[Data items]
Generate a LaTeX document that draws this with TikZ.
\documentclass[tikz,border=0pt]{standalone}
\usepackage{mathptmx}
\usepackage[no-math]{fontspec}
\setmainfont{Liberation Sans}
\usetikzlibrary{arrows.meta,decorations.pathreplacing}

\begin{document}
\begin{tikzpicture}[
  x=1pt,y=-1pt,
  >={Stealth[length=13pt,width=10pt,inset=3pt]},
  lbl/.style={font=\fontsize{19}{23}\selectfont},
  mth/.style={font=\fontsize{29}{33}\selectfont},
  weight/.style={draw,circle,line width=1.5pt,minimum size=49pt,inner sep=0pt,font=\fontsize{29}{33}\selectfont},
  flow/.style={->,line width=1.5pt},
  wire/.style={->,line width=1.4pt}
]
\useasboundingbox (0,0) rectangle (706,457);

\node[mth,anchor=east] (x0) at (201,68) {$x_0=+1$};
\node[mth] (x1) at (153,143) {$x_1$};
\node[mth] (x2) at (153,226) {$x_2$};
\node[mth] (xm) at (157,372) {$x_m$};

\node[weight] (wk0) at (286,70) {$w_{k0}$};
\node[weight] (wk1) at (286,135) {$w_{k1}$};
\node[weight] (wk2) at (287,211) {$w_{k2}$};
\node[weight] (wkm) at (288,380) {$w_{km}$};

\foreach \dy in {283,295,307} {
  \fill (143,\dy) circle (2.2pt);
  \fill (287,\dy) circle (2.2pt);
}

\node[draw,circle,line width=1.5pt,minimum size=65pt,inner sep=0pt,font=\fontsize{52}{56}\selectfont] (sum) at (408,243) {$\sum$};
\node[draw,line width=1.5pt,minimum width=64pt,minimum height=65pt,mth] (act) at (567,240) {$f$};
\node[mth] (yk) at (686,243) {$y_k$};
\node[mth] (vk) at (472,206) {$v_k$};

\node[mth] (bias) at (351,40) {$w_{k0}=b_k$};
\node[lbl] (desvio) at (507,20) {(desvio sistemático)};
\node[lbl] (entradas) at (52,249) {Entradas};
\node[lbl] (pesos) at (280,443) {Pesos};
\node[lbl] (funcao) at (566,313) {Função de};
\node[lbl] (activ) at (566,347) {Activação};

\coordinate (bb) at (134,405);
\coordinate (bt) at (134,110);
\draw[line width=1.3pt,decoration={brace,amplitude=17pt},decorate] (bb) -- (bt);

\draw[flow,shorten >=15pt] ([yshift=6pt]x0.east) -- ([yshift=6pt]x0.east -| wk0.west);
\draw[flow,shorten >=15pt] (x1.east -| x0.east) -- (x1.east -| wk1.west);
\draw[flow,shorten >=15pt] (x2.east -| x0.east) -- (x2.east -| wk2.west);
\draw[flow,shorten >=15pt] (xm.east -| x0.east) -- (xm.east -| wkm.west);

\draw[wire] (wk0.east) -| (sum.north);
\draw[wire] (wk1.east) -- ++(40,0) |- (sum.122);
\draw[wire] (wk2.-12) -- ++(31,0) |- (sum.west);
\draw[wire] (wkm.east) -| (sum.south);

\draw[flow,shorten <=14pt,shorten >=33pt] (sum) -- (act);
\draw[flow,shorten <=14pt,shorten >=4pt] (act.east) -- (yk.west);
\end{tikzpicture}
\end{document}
* * *
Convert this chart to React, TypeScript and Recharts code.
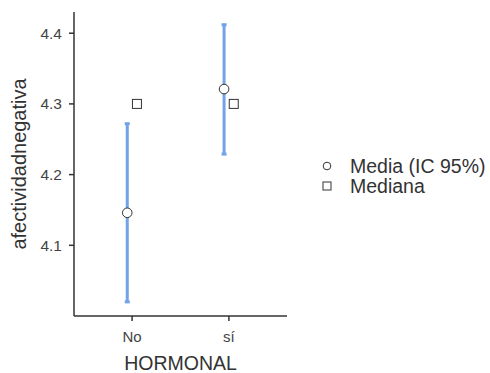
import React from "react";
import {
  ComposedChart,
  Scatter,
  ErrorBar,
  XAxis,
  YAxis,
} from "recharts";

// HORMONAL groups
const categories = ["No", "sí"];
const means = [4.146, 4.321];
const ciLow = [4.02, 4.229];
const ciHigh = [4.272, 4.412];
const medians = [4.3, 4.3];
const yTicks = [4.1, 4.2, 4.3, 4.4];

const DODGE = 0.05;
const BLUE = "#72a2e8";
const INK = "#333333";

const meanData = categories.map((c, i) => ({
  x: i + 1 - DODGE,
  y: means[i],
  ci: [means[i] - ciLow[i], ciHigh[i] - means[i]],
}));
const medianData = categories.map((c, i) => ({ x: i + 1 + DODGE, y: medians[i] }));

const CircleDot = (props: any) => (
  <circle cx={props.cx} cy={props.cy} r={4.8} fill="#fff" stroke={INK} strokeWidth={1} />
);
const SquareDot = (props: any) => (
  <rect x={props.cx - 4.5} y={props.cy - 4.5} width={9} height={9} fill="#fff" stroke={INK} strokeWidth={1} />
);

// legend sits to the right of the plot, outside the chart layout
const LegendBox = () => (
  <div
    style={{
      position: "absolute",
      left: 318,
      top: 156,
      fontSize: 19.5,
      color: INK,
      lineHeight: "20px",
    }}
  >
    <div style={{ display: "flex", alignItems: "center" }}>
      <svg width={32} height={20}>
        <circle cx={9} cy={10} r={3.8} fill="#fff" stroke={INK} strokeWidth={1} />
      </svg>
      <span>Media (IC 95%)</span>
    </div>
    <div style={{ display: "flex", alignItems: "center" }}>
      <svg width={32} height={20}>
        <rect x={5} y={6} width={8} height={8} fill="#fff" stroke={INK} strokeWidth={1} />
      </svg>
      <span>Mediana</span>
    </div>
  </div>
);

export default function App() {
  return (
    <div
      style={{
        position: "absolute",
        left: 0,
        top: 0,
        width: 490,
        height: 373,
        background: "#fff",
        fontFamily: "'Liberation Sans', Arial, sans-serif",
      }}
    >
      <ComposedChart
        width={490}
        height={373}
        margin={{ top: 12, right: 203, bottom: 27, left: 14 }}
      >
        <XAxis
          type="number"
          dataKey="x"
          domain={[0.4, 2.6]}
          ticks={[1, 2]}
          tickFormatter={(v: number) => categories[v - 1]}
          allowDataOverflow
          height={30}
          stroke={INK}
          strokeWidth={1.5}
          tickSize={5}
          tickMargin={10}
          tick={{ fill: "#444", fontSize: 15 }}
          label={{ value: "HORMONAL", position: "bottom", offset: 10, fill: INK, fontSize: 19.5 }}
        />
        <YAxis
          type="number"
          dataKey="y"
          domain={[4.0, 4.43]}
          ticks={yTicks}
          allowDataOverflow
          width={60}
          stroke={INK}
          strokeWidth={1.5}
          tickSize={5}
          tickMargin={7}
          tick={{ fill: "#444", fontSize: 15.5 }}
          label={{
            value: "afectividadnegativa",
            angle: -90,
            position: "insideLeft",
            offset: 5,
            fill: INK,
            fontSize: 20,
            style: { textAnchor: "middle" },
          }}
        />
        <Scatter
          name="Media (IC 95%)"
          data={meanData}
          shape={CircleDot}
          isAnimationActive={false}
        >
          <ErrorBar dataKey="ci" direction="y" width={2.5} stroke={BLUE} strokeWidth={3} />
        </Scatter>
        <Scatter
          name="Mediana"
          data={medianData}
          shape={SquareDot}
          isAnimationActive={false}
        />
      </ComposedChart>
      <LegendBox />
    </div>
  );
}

# WHAT IS NEEDED:
Of the lines in this listing, how many contain "React"? Reply with the number and nothing more.

# THE REPLY:
2